We spent about ten weeks there and then I went to Henlow, and then I came back to Filey for a while. I was with the third batch of lads that came over. I was trained for air-gunner. Most of the time I was on stand-by. It was about thirty shillings I was getting when I joined the airforce, I think. Once we leave Jamaica the Jamaican government was paying five shillings a day to Jamaican airmen, on top of the RAF pay. I was still getting that right until I came out.
We used to get extra sugar. I adapt quickly to tea without sugar, or just a little bit, but a lot couldn’t. The thing we couldn’t adapt to very quick was this heap of spuds. We didn’t like it. In some camps we had our own cooks. When we first arrived they tried to make an effort. As I say, the tea had no sugar in, as everything was on ration, but as a lot couldn’t drink it, so we used to get an extra ration of sugar. On the West Indian table there’s always extra sugar. We used to have all the English trying to get on the West Indian table. They were always there. We got extra tropical food. Some camps you go to there was older men and that have been to the tropic countries and they liked the tropic food, so when they see it on the West Indian table they want to get onto that table too. At first the extra sugar caused a bit of resentment. When they understand that all this extra sugar was being paid for by the Jamaican government they then said it was a different matter. They believed we were getting extras, that we were getting privileges.

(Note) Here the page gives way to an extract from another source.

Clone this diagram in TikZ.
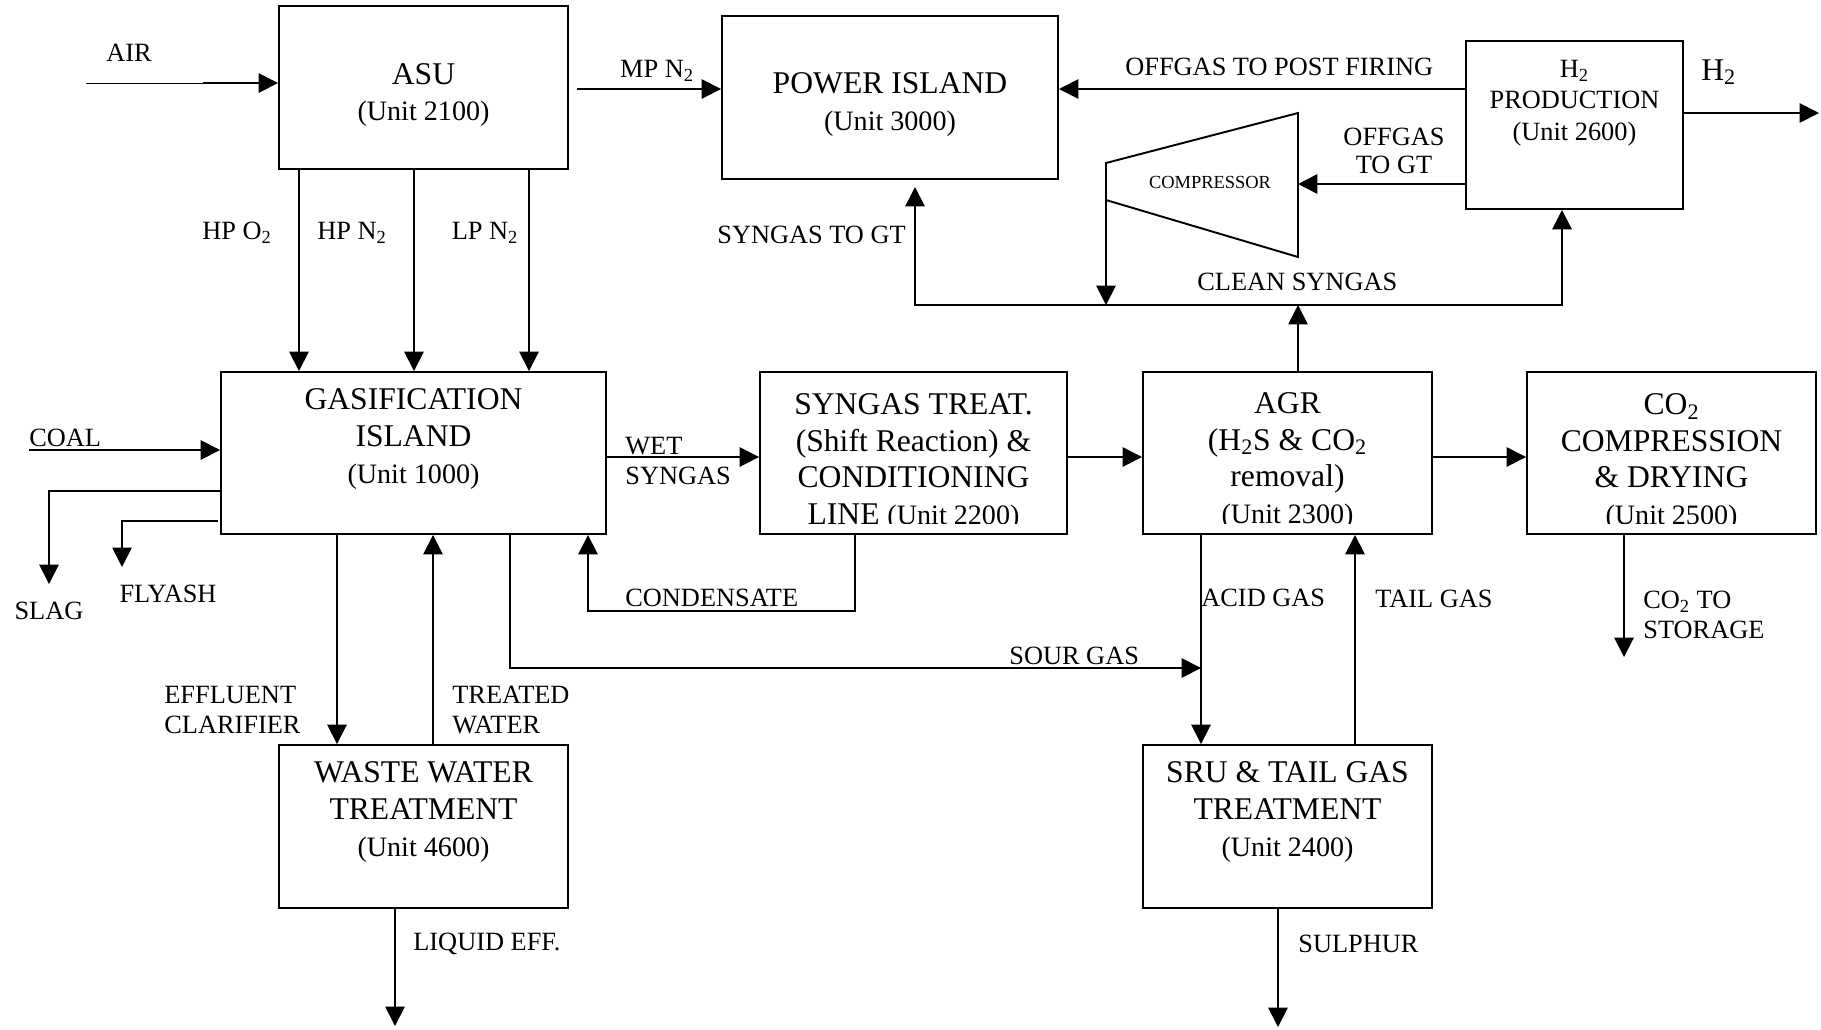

At times I thought “Why on earth did I volunteer.” Especially when we had was to go ’round Filey, on these ack-ack gun for target practice. You’re shooting with this plane up there at 6 o’ clock in the morning, It was always early in the morning. The plane would be up there with the target on. Winter, summer or autumn you’re at it. Sometime you sit down and you say “What the hell am I doing here? There’s no war in our country.”
1. Landrovers went into production in 1947. Obviously a reference to a similar type of vehicle.